=== Task ===
Output the material exactly, but drop every image it holds.

=== Collected material ===
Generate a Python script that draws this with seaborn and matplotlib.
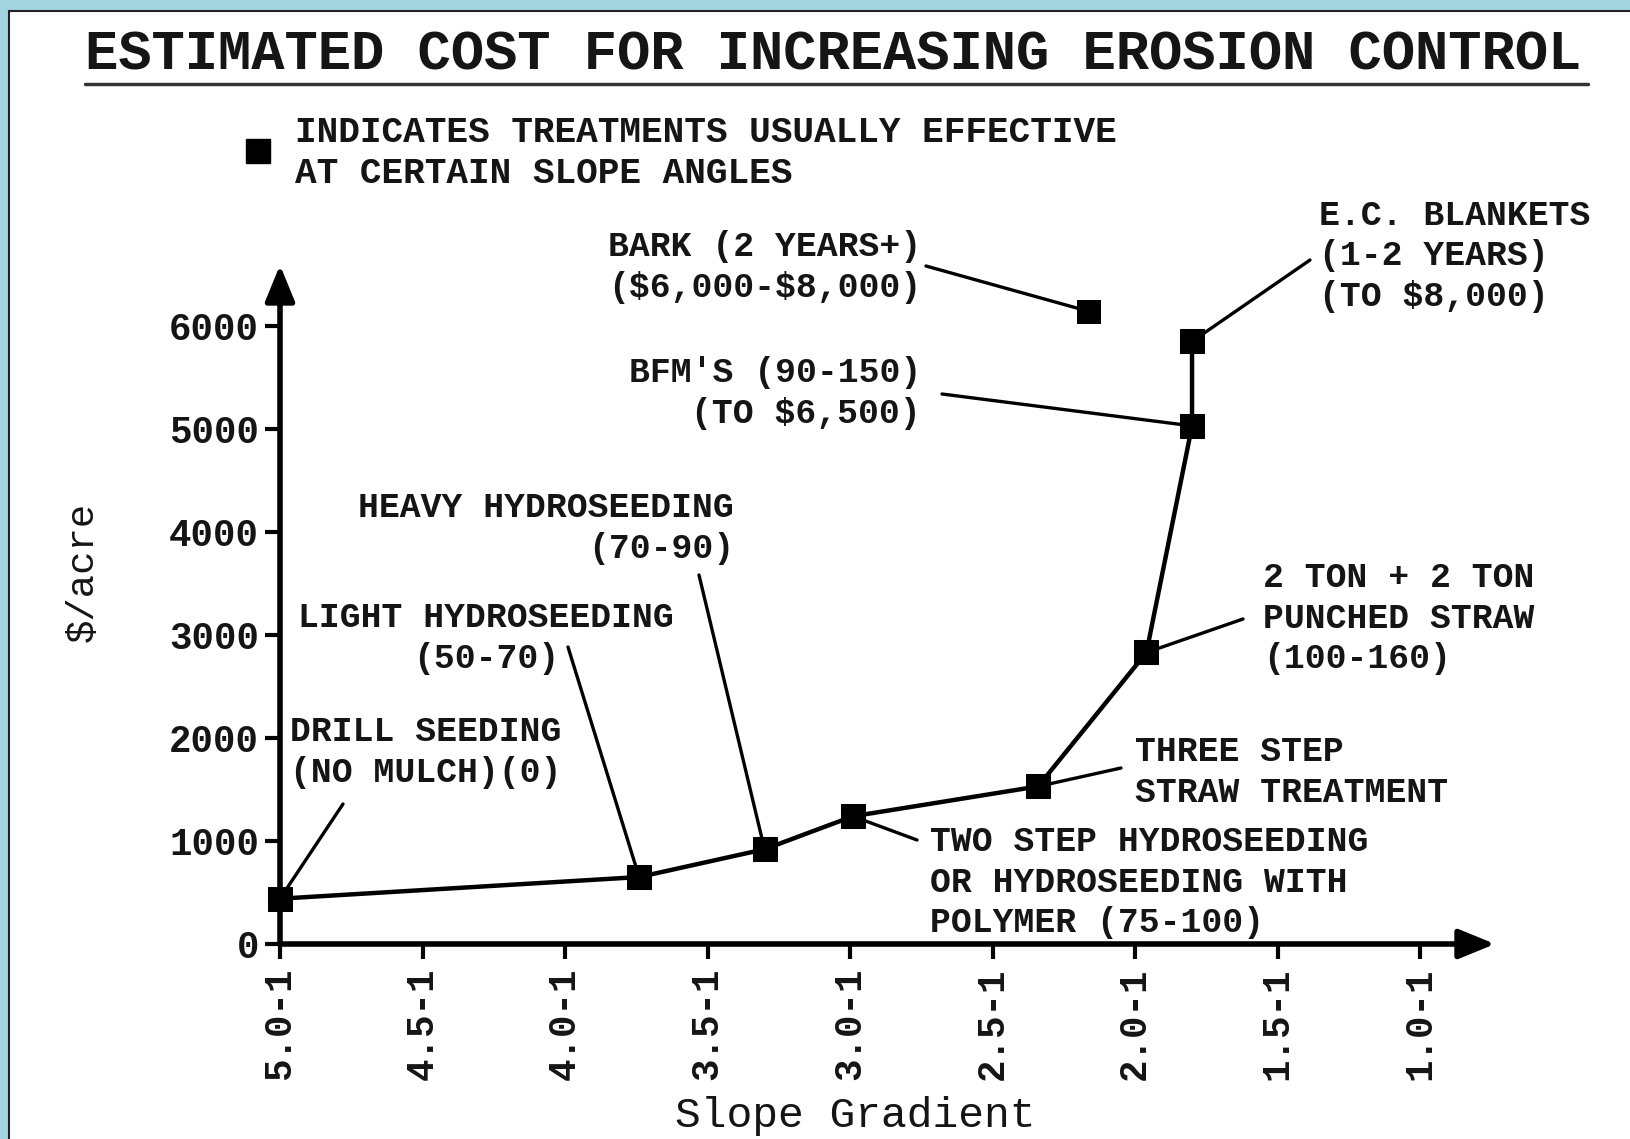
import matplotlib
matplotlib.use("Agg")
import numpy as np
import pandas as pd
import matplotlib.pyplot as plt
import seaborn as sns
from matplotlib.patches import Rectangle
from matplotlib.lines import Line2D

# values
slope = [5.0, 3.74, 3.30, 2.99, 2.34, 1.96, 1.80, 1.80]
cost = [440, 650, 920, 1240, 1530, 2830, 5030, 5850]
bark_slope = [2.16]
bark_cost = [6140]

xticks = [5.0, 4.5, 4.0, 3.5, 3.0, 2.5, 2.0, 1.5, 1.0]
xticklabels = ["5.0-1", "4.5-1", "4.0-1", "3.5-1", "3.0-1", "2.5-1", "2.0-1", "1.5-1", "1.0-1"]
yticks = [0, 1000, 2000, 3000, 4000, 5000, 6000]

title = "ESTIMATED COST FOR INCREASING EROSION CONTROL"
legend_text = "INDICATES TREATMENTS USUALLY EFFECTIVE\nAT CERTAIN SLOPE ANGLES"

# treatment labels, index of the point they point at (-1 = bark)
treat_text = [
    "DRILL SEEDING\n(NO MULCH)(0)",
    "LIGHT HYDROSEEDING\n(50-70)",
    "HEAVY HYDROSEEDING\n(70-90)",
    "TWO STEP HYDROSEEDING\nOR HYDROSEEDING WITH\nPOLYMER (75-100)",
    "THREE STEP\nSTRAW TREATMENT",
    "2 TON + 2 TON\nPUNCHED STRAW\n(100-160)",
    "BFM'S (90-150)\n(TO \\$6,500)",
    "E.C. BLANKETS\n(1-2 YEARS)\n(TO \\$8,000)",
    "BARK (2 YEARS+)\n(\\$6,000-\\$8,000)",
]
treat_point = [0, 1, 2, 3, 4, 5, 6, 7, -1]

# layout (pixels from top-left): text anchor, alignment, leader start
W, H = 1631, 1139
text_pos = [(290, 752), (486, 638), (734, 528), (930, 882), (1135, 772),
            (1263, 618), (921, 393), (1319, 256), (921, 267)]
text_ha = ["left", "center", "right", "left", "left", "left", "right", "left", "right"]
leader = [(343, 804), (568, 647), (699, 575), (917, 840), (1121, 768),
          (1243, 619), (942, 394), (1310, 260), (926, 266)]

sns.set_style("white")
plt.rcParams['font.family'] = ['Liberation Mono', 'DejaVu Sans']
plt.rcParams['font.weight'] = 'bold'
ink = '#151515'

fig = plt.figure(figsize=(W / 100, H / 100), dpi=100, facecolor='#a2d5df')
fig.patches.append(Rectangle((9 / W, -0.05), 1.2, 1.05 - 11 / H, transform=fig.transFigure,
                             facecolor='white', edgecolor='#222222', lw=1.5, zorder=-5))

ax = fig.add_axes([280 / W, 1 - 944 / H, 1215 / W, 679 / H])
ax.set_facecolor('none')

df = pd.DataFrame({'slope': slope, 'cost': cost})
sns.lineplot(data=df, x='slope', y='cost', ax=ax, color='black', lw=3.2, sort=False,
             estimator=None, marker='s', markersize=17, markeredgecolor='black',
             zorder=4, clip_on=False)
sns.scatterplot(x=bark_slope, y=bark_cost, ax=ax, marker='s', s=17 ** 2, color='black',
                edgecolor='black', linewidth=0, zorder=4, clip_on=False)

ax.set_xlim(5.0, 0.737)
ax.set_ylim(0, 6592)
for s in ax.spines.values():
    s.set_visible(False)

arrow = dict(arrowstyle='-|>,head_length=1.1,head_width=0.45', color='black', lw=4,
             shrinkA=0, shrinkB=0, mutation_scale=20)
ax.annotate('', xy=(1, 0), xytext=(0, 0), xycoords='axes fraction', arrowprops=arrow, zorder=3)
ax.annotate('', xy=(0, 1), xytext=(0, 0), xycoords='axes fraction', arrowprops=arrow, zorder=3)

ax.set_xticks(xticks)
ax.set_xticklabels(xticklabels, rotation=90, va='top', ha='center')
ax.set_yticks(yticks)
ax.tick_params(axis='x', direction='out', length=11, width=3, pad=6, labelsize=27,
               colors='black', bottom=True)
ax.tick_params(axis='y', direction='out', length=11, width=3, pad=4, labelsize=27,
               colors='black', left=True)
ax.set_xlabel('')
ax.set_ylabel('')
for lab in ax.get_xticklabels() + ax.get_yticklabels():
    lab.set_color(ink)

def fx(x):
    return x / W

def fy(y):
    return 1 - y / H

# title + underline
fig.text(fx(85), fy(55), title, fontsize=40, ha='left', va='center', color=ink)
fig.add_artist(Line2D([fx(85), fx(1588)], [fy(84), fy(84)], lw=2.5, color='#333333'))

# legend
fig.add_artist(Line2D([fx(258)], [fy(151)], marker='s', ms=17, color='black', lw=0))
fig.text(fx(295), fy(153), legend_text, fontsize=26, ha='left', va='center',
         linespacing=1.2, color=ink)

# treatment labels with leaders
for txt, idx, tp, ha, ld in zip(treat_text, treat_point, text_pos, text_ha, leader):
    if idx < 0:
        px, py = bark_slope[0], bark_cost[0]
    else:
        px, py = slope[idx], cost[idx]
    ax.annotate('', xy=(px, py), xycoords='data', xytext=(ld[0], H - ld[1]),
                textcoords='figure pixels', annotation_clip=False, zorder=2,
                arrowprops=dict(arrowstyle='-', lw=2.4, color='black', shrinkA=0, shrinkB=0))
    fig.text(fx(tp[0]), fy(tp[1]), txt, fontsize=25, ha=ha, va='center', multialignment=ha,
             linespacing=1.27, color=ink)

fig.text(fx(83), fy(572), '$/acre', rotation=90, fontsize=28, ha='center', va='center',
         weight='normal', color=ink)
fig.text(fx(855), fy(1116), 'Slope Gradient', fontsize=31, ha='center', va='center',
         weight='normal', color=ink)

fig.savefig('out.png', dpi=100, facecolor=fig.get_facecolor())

=== Solution to this exercise ===
Generate a Python script that draws this with seaborn and matplotlib.
import matplotlib
matplotlib.use("Agg")
import numpy as np
import pandas as pd
import matplotlib.pyplot as plt
import seaborn as sns
from matplotlib.patches import Rectangle
from matplotlib.lines import Line2D

# values
slope = [5.0, 3.74, 3.30, 2.99, 2.34, 1.96, 1.80, 1.80]
cost = [440, 650, 920, 1240, 1530, 2830, 5030, 5850]
bark_slope = [2.16]
bark_cost = [6140]

xticks = [5.0, 4.5, 4.0, 3.5, 3.0, 2.5, 2.0, 1.5, 1.0]
xticklabels = ["5.0-1", "4.5-1", "4.0-1", "3.5-1", "3.0-1", "2.5-1", "2.0-1", "1.5-1", "1.0-1"]
yticks = [0, 1000, 2000, 3000, 4000, 5000, 6000]

title = "ESTIMATED COST FOR INCREASING EROSION CONTROL"
legend_text = "INDICATES TREATMENTS USUALLY EFFECTIVE\nAT CERTAIN SLOPE ANGLES"

# treatment labels, index of the point they point at (-1 = bark)
treat_text = [
    "DRILL SEEDING\n(NO MULCH)(0)",
    "LIGHT HYDROSEEDING\n(50-70)",
    "HEAVY HYDROSEEDING\n(70-90)",
    "TWO STEP HYDROSEEDING\nOR HYDROSEEDING WITH\nPOLYMER (75-100)",
    "THREE STEP\nSTRAW TREATMENT",
    "2 TON + 2 TON\nPUNCHED STRAW\n(100-160)",
    "BFM'S (90-150)\n(TO \\$6,500)",
    "E.C. BLANKETS\n(1-2 YEARS)\n(TO \\$8,000)",
    "BARK (2 YEARS+)\n(\\$6,000-\\$8,000)",
]
treat_point = [0, 1, 2, 3, 4, 5, 6, 7, -1]

# layout (pixels from top-left): text anchor, alignment, leader start
W, H = 1631, 1139
text_pos = [(290, 752), (486, 638), (734, 528), (930, 882), (1135, 772),
            (1263, 618), (921, 393), (1319, 256), (921, 267)]
text_ha = ["left", "center", "right", "left", "left", "left", "right", "left", "right"]
leader = [(343, 804), (568, 647), (699, 575), (917, 840), (1121, 768),
          (1243, 619), (942, 394), (1310, 260), (926, 266)]

sns.set_style("white")
plt.rcParams['font.family'] = ['Liberation Mono', 'DejaVu Sans']
plt.rcParams['font.weight'] = 'bold'
ink = '#151515'

fig = plt.figure(figsize=(W / 100, H / 100), dpi=100, facecolor='#a2d5df')
fig.patches.append(Rectangle((9 / W, -0.05), 1.2, 1.05 - 11 / H, transform=fig.transFigure,
                             facecolor='white', edgecolor='#222222', lw=1.5, zorder=-5))

ax = fig.add_axes([280 / W, 1 - 944 / H, 1215 / W, 679 / H])
ax.set_facecolor('none')

df = pd.DataFrame({'slope': slope, 'cost': cost})
sns.lineplot(data=df, x='slope', y='cost', ax=ax, color='black', lw=3.2, sort=False,
             estimator=None, marker='s', markersize=17, markeredgecolor='black',
             zorder=4, clip_on=False)
sns.scatterplot(x=bark_slope, y=bark_cost, ax=ax, marker='s', s=17 ** 2, color='black',
                edgecolor='black', linewidth=0, zorder=4, clip_on=False)

ax.set_xlim(5.0, 0.737)
ax.set_ylim(0, 6592)
for s in ax.spines.values():
    s.set_visible(False)

arrow = dict(arrowstyle='-|>,head_length=1.1,head_width=0.45', color='black', lw=4,
             shrinkA=0, shrinkB=0, mutation_scale=20)
ax.annotate('', xy=(1, 0), xytext=(0, 0), xycoords='axes fraction', arrowprops=arrow, zorder=3)
ax.annotate('', xy=(0, 1), xytext=(0, 0), xycoords='axes fraction', arrowprops=arrow, zorder=3)

ax.set_xticks(xticks)
ax.set_xticklabels(xticklabels, rotation=90, va='top', ha='center')
ax.set_yticks(yticks)
ax.tick_params(axis='x', direction='out', length=11, width=3, pad=6, labelsize=27,
               colors='black', bottom=True)
ax.tick_params(axis='y', direction='out', length=11, width=3, pad=4, labelsize=27,
               colors='black', left=True)
ax.set_xlabel('')
ax.set_ylabel('')
for lab in ax.get_xticklabels() + ax.get_yticklabels():
    lab.set_color(ink)

def fx(x):
    return x / W

def fy(y):
    return 1 - y / H

# title + underline
fig.text(fx(85), fy(55), title, fontsize=40, ha='left', va='center', color=ink)
fig.add_artist(Line2D([fx(85), fx(1588)], [fy(84), fy(84)], lw=2.5, color='#333333'))

# legend
fig.add_artist(Line2D([fx(258)], [fy(151)], marker='s', ms=17, color='black', lw=0))
fig.text(fx(295), fy(153), legend_text, fontsize=26, ha='left', va='center',
         linespacing=1.2, color=ink)

# treatment labels with leaders
for txt, idx, tp, ha, ld in zip(treat_text, treat_point, text_pos, text_ha, leader):
    if idx < 0:
        px, py = bark_slope[0], bark_cost[0]
    else:
        px, py = slope[idx], cost[idx]
    ax.annotate('', xy=(px, py), xycoords='data', xytext=(ld[0], H - ld[1]),
                textcoords='figure pixels', annotation_clip=False, zorder=2,
                arrowprops=dict(arrowstyle='-', lw=2.4, color='black', shrinkA=0, shrinkB=0))
    fig.text(fx(tp[0]), fy(tp[1]), txt, fontsize=25, ha=ha, va='center', multialignment=ha,
             linespacing=1.27, color=ink)

fig.text(fx(83), fy(572), '$/acre', rotation=90, fontsize=28, ha='center', va='center',
         weight='normal', color=ink)
fig.text(fx(855), fy(1116), 'Slope Gradient', fontsize=31, ha='center', va='center',
         weight='normal', color=ink)

fig.savefig('out.png', dpi=100, facecolor=fig.get_facecolor())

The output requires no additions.